Polen und Ungarn stellen sich dagegen
Auf EU-Ebene debattieren derzeit Parlament und Rat über die Richtlinie. Einige Länder wollen dabei verschiedene Bereiche des aktuellen Entwurfs entkräften. Für Evin Incir von den schwedischen Sozialdemokraten, seitens des EU-Parlaments zuständig für die Richtlinie, ist das keine Option: „Eine verwässerte Richtlinie werden wir am Ende nicht akzeptieren.” Sie verweist im Gespräch darauf, dass besonders Polen und Ungarn ein Hindernis für die Verbesserung der Gleichstellung der Geschlechter in der Union seien. Die rechtspopulistische Regierung in Polen versucht beispielsweise seit 2011, aus der Istanbul-Konferenz auszutreten, die das Land ursprünglich unterzeichnet hat. In Polen werde Gewalt gegen Frauen nicht als strukturelles, sondern als familieninternes Problem gesehen, so Incir.
Die Richtlinie könnte erstmals gesamteuropäisch definieren, was Cybergewalt gegen Frauen und Mädchen bedeutet und damit einen einheitlichen Umgang ermöglichen. Mit einem Beschluss kann frühestens Ende des Jahres gerechnet werden. Wenn Parlament und Rat zustimmen, muss Österreich das nationale Recht entsprechend anpassen. Die Verankerung im nationalen Recht soll garantieren, dass der EU-Rechtsakt möglichst gut auf das jeweilige Mitgliedsland passt. Klar ist, dass sich die Situation von Betroffenen nur durch den Beschluss der Richtlinie nicht automatisch verbessern wird. Positiv sehen Rechtsexpert*innen und Hilfsorganisationen es aber allemal, dass Cybergewalt explizit erwähnt und damit rechtlich mitgedacht wird.
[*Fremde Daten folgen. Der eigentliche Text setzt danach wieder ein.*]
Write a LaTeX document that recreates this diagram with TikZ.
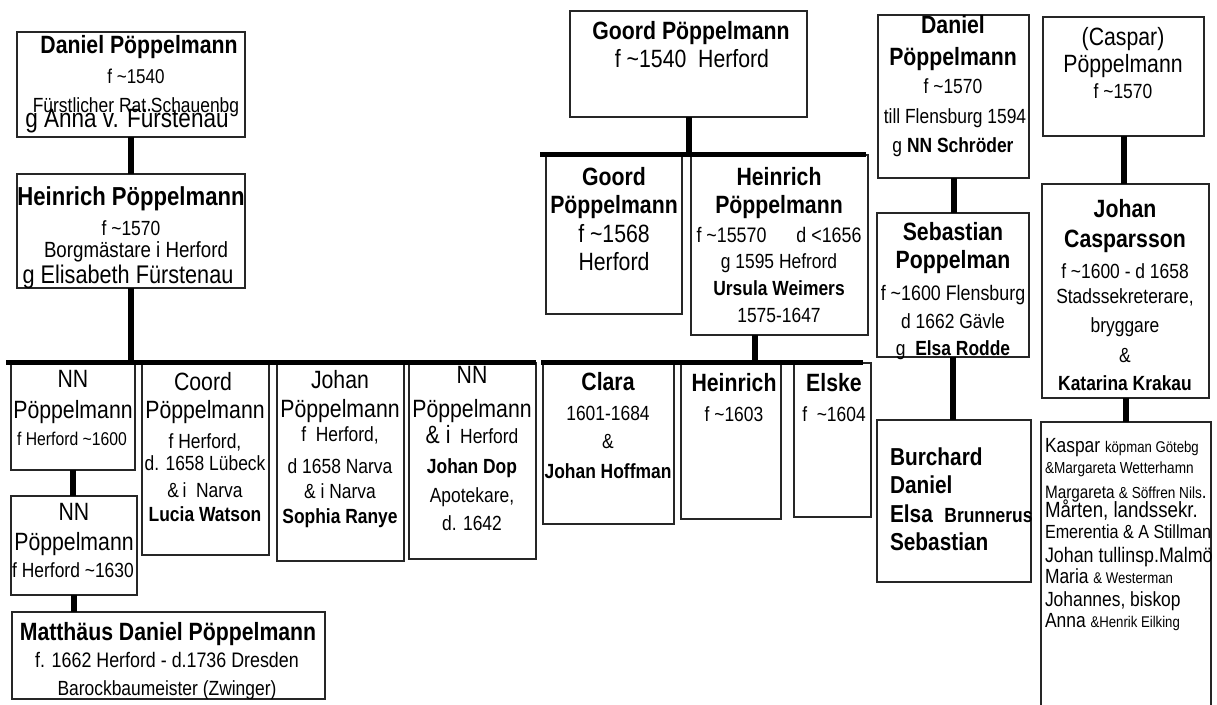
\documentclass[tikz,border=0pt]{standalone}
\usepackage{fontspec}
\setmainfont{Liberation Sans}[FakeStretch=0.85]
\newcommand\fs[1]{\fontsize{#1}{#1}\selectfont}
\newcommand\fambox[5]{\node[famb, minimum width={#4-#2}, minimum height={#5-#3}] (#1) at ({(#2+#4)/2},{(#3+#5)/2}) {};}
\tikzset{
  famb/.style={draw=black!85, line width=1.3pt, inner sep=0pt, outer sep=0pt, rectangle, fill=none},
  tx/.style={anchor=base, inner sep=0pt, outer sep=0pt},
  txl/.style={anchor=base west, inner sep=0pt, outer sep=0pt},
  bigb/.style={font=\fs{25}\bfseries},
  big/.style={font=\fs{25}},
  sm/.style={font=\fs{20.5}},
  smb/.style={font=\fs{20.5}\bfseries},
  barline/.style={line width=5pt, black},
  vconn/.style={line width=6pt, black},
}
\begin{document}
\begin{tikzpicture}[x=1pt,y=-1pt]
\path[use as bounding box, clip] (0,0) rectangle (1217,704);
\fill[white] (0,0) rectangle (1217,704);

% ---------- boxes ----------
\fambox{A}{17}{32}{245}{137}
\fambox{B}{17}{174}{245}{288}
\fambox{nn1}{11}{363}{135}{470}
\fambox{nn2}{11}{496}{137}{595}
\fambox{mdp}{12}{612}{325}{699}
\fambox{coord}{142}{363}{269}{555}
\fambox{johan}{277}{363}{404}{561}
\fambox{nnh}{409}{363}{536}{559}
\fambox{goordtop}{570}{11}{807}{117}
\fambox{goordc}{546}{155}{682}{314}
\fambox{heinr}{691}{155}{868}{335}
\fambox{clara}{543}{363}{674}{524}
\fambox{heinrs}{681}{363}{781}{519}
\fambox{elske}{794}{363}{871}{517}
\fambox{danr}{878}{15}{1029}{178}
\fambox{seb}{877}{213}{1029}{357}
\fambox{burch}{877}{420}{1031}{582}
\fambox{caspar}{1043}{17}{1204}{136}
\fambox{jc}{1042}{184}{1209}{398}
\fambox{kasp}{1041}{422}{1211}{730}

% ---------- connectors ----------
\coordinate (barLa) at (6,362);
\coordinate (barLb) at (536,362);
\coordinate (barMa) at (541,362);
\coordinate (barMb) at (863,362);
\coordinate (barTa) at (540,154);
\coordinate (barTb) at (866,154);
\coordinate (hdrop) at (755,362);

\draw[barline] (barLa) -- (barLb);
\draw[barline] (barMa) -- (barMb);
\draw[barline] (barTa) -- (barTb);

\draw[vconn] (A.south) -- (B.north);
\draw[vconn] (B.south) -- (B.south |- barLa);
\draw[vconn] (nn1.south) -- (nn1.south |- nn2.north);
\draw[vconn] (nn2.south) -- (nn2.south |- mdp.north);
\draw[vconn] (goordtop.south) -- (goordtop.south |- barTa);
\draw[vconn] (heinr.south -| hdrop) -- (hdrop);
\draw[vconn] (danr.south) -- (danr.south |- seb.north);
\draw[vconn] (seb.south) -- (seb.south |- burch.north);
\draw[vconn] (caspar.south) -- (caspar.south |- jc.north);
\draw[vconn] (jc.south) -- (jc.south |- kasp.north);

% ---------- texts ----------
% A
\node[tx, bigb] (a1) at (139,53) {Daniel Pöppelmann};
\node[tx, font=\fs{20}] (a2) at (136,83) {f \textasciitilde1540};
\node[tx, sm] (a3) at (136,112) {Fürstlicher Rat Schauenbg};
\node[tx, font=\fs{26.5}] (a4) at (127,127.5) {g Anna v. Fürstenau};
% B
\node[tx, font=\fs{26}\bfseries] (b1) at (131,205) {Heinrich Pöppelmann};
\node[tx, sm] (b2) at (131,235) {f \textasciitilde1570};
\node[tx, font=\fs{22}] (b3) at (136,257) {Borgmästare i Herford};
\node[tx, font=\fs{25.5}] (b4) at (128,283) {g Elisabeth Fürstenau};
% NN1
\node[tx, big] (n11) at (73,387) {NN};
\node[tx, big] (n12) at (73,418) {Pöppelmann};
\node[tx, font=\fs{18.5}] (n13) at (72,445) {f Herford \textasciitilde1600};
% NN2
\node[tx, big] (n21) at (74,520) {NN};
\node[tx, big] (n22) at (74,550) {Pöppelmann};
\node[tx, sm] (n23) at (73,577) {f Herford \textasciitilde1630};
% Matthaus
\node[tx, bigb] (m1) at (168,640) {Matthäus Daniel Pöppelmann};
\node[tx, font=\fs{21}] (m2) at (167,667) {f. 1662 Herford - d.1736 Dresden};
\node[tx, sm] (m3) at (167,695) {Barockbaumeister (Zwinger)};
% Coord
\node[tx, big] (c1) at (203,390) {Coord};
\node[tx, big] (c2) at (205,418) {Pöppelmann};
\node[tx, sm] (c3) at (205,448) {f Herford,};
\node[tx, sm] (c4) at (205,470) {d. 1658 Lübeck};
\node[tx, sm] (c5) at (205,497) {\&\,i\ \ Narva};
\node[tx, smb] (c6) at (205,521) {Lucia Watson};
% Johan
\node[tx, big] (j1) at (340,388) {Johan};
\node[tx, big] (j2) at (340,417) {Pöppelmann};
\node[tx, sm] (j3) at (340,441) {f\ \ Herford,};
\node[tx, sm] (j4) at (340,473) {d 1658 Narva};
\node[tx, sm] (j5) at (340,498) {\& i Narva};
\node[tx, smb] (j6) at (340,523) {Sophia Ranye};
% NN & i Herford
\node[tx, big] (h1) at (472,383) {NN};
\node[tx, big] (h2) at (472,417) {Pöppelmann};
\node[tx, sm] (h3) at (472,443) {{\fs{25}\& i}\ \ Herford};
\node[tx, smb] (h4) at (472,473) {Johan Dop};
\node[tx, sm] (h5) at (472,502) {Apotekare,};
\node[tx, sm] (h6) at (472,530) {d. 1642};
% Goord top
\node[tx, font=\fs{25}\bfseries] (g1) at (691,39) {Goord Pöppelmann};
\node[tx, big] (g2) at (692,67) {f \textasciitilde1540\ \ Herford};
% Goord child
\node[tx, bigb] (gc1) at (614,185) {Goord};
\node[tx, bigb] (gc2) at (614,213) {Pöppelmann};
\node[tx, big] (gc3) at (614,242) {f \textasciitilde1568};
\node[tx, big] (gc4) at (614,270) {Herford};
% Heinrich
\node[tx, bigb] (hr1) at (779,185) {Heinrich};
\node[tx, bigb] (hr2) at (779,213) {Pöppelmann};
\node[tx, font=\fs{21}] (hr3) at (779,242) {f \textasciitilde15570\hspace{30pt}d <1656};
\node[tx, sm] (hr4) at (779,268) {g 1595 Hefrord};
\node[tx, smb] (hr5) at (779,295) {Ursula Weimers};
\node[tx, sm] (hr6) at (779,322) {1575-1647};
% Clara
\node[tx, bigb] (cl1) at (608,390) {Clara};
\node[tx, sm] (cl2) at (608,420) {1601-1684};
\node[tx, sm] (cl3) at (608,448) {\&};
\node[tx, smb] (cl4) at (608,478) {Johan Hoffman};
% Heinrich small
\node[tx, bigb] (hs1) at (734,391) {Heinrich};
\node[tx, sm] (hs2) at (734,421) {f \textasciitilde1603};
% Elske
\node[tx, bigb] (e1) at (834,391) {Elske};
\node[tx, sm] (e2) at (834,421) {f\ \ \textasciitilde1604};
% Daniel right
\node[tx, bigb] (d1) at (953,33) {Daniel};
\node[tx, bigb] (d2) at (953,65) {Pöppelmann};
\node[tx, sm] (d3) at (953,93) {f \textasciitilde1570};
\node[tx, sm] (d4) at (955,123) {till Flensburg 1594};
\node[tx, sm] (d5) at (953,152) {g \textbf{NN Schröder}};
% Sebastian
\node[tx, bigb] (s1) at (953,240) {Sebastian};
\node[tx, bigb] (s2) at (953,268) {Poppelman};
\node[tx, font=\fs{21}] (s3) at (953,300) {f \textasciitilde1600 Flensburg};
\node[tx, sm] (s4) at (953,328) {d 1662 Gävle};
\node[tx, sm] (s5) at (953,355) {g\ \ \textbf{Elsa Rodde}};
% Burchard
\node[txl, font=\fs{24.5}\bfseries] (bu1) at (890,465) {Burchard};
\node[txl, font=\fs{24.5}\bfseries] (bu2) at (890,493) {Daniel};
\node[txl, font=\fs{24.5}\bfseries] (bu3) at (890,522) {Elsa\ \ {\fs{20.5}Brunnerus}};
\node[txl, font=\fs{24.5}\bfseries] (bu4) at (890,550) {Sebastian};
% Caspar
\node[tx, big] (cs1) at (1123,45) {(Caspar)};
\node[tx, big] (cs2) at (1123,72) {Pöppelmann};
\node[tx, sm] (cs3) at (1123,98) {f \textasciitilde1570};
% Johan Casparsson
\node[tx, bigb] (jc1) at (1125,217) {Johan};
\node[tx, bigb] (jc2) at (1125,247) {Casparsson};
\node[tx, sm] (jc3) at (1125,278) {f \textasciitilde1600 - d 1658};
\node[tx, sm] (jc4) at (1125,303) {Stadssekreterare,};
\node[tx, sm] (jc5) at (1125,332) {bryggare};
\node[tx, sm] (jc6) at (1125,362) {\&};
\node[tx, smb] (jc7) at (1125,390) {Katarina Krakau};
% Kaspar list
\node[txl, font=\fs{20.5}] (k1) at (1045,452) {Kaspar {\fs{15.5}köpman Götebg}};
\node[txl, font=\fs{16}] (k2) at (1045,473) {\&Margareta Wetterhamn};
\node[txl, font=\fs{18}] (k3) at (1045,498) {Margareta {\fs{16}\& Söffren Nils}{\fs{20}.}};
\node[txl, font=\fs{22}] (k4) at (1045,517) {Mårten, landssekr.};
\node[txl, font=\fs{19}] (k5) at (1045,538) {Emerentia \& A Stillman};
\node[txl, font=\fs{21}] (k6) at (1045,562) {Johan tullinsp.Malmö};
\node[txl, font=\fs{20.5}] (k7) at (1045,583) {Maria {\fs{15.5}\& Westerman}};
\node[txl, font=\fs{20.5}] (k8) at (1045,606) {Johannes, biskop};
\node[txl, font=\fs{20.5}] (k9) at (1045,627) {Anna {\fs{15.5}\&Henrik Eilking}};
\end{tikzpicture}
\end{document}
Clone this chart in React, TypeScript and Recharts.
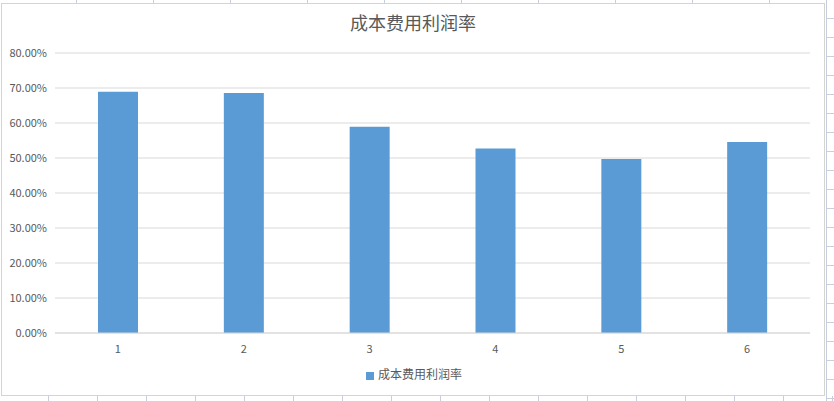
import React from "react";
import { BarChart, Bar, XAxis, YAxis, CartesianGrid, Legend } from "recharts";

const categories = ["1", "2", "3", "4", "5", "6"];
const rates = [68.9, 68.6, 58.9, 52.7, 49.7, 54.6];
const yTicks = [0, 10, 20, 30, 40, 50, 60, 70, 80];
const seriesName = "成本费用利润率";
const title = "成本费用利润率";

const data = categories.map((c, i) => ({ name: c, value: rates[i] }));

const FONT = '"Noto Sans CJK SC", "Noto Sans", sans-serif';
const TXT = "#595959";

export default function App() {
  return (
    <div
      style={{
        position: "fixed",
        left: 0,
        top: 0,
        width: 834,
        height: 401,
        background: "#ffffff",
        overflow: "hidden",
        fontFamily: FONT,
      }}
    >
      {/* spreadsheet cell lines outside the chart */}
      <div
        style={{
          position: "absolute",
          left: 0,
          top: 0,
          width: 834,
          height: 3,
          backgroundImage:
            "repeating-linear-gradient(to right, transparent 0px, transparent 76px, #c8cedb 76px, #c8cedb 77px)",
        }}
      />
      <div
        style={{
          position: "absolute",
          left: 0,
          top: 396,
          width: 834,
          height: 5,
          backgroundImage:
            "repeating-linear-gradient(to right, transparent 0px, transparent 48px, #c8cedb 48px, #c8cedb 49px)",
        }}
      />
      <div
        style={{
          position: "absolute",
          left: 826,
          top: 0,
          width: 8,
          height: 401,
          borderLeft: "1px solid #c8cedb",
          backgroundImage:
            "repeating-linear-gradient(to bottom, transparent 0px, transparent 18px, #c8cedb 18px, #c8cedb 19px)",
        }}
      />
      {/* chart area */}
      <div
        style={{
          position: "absolute",
          left: 1,
          top: 3,
          width: 822,
          height: 391,
          border: "1px solid #d4d4d4",
          background: "#ffffff",
        }}
      />
      <div
        style={{
          position: "absolute",
          left: 0,
          top: 9,
          width: 826,
          textAlign: "center",
          fontSize: 18,
          color: TXT,
          fontFamily: FONT,
        }}
      >
        {title}
      </div>
      <div style={{ position: "absolute", left: 0, top: 0 }}>
        <BarChart
          width={834}
          height={401}
          data={data}
          margin={{ top: 53, right: 24, bottom: 21, left: 0 }}
        >
          <CartesianGrid vertical={false} stroke="#d9d9d9" />
          <XAxis
            dataKey="name"
            axisLine={{ stroke: "#d9d9d9" }}
            tickLine={false}
            tickMargin={6}
            tick={{ fill: TXT, fontSize: 11, fontFamily: FONT }}
            height={30}
          />
          <YAxis
            domain={[0, 80]}
            ticks={yTicks}
            width={55}
            axisLine={false}
            tickLine={false}
            interval={0}
            tickFormatter={(v: number) => `${v.toFixed(2)}%`}
            tick={{ fill: TXT, fontSize: 11, fontFamily: FONT }}
          />
          <Legend
            verticalAlign="bottom"
            align="center"
            iconType="square"
            iconSize={8}
            wrapperStyle={{ bottom: 19, left: 14, fontSize: 12, fontFamily: FONT }}
            formatter={(v: string) => <span style={{ color: TXT }}>{v}</span>}
          />
          <Bar
            dataKey="value"
            name={seriesName}
            fill="#5b9bd5"
            barSize={40}
            isAnimationActive={false}
          />
        </BarChart>
      </div>
    </div>
  );
}
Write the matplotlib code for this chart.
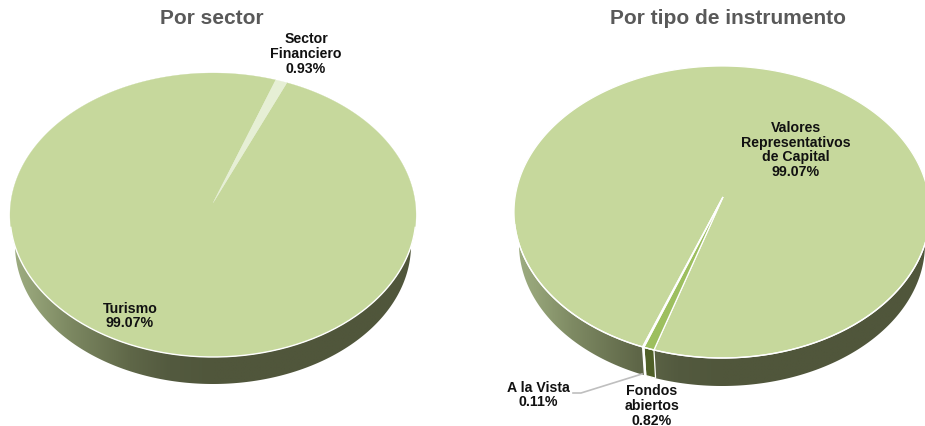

Durch die Umsetzung der Richtlinie, verstärkte Präventionsarbeit in Zusammenarbeit mit Schulen und Kampagnen für mehr Bewusstsein, Verständnis und Aufmerksamkeit innerhalb der Gesellschaft, kann eine Verbesserung erreicht werden. Daran mangelt es in Österreich heute noch. Österreichs Frauenhäuser gehen unterdessen das Problem Cybergewalt aber weiter an und helfen. „Die Richtlinie kann ein kleiner Mosaikstein im Kampf gegen Gewalt gegen Frauen sein. Darauf können wir uns berufen, und vor Behörden für betroffene Frauen besser argumentieren", sagt Sozialarbeiterin Eva Huber. Ob sich ihre Hoffnung bewahrheitet, hängt letzten Endes aber von der tatsächlichen Umsetzung ab.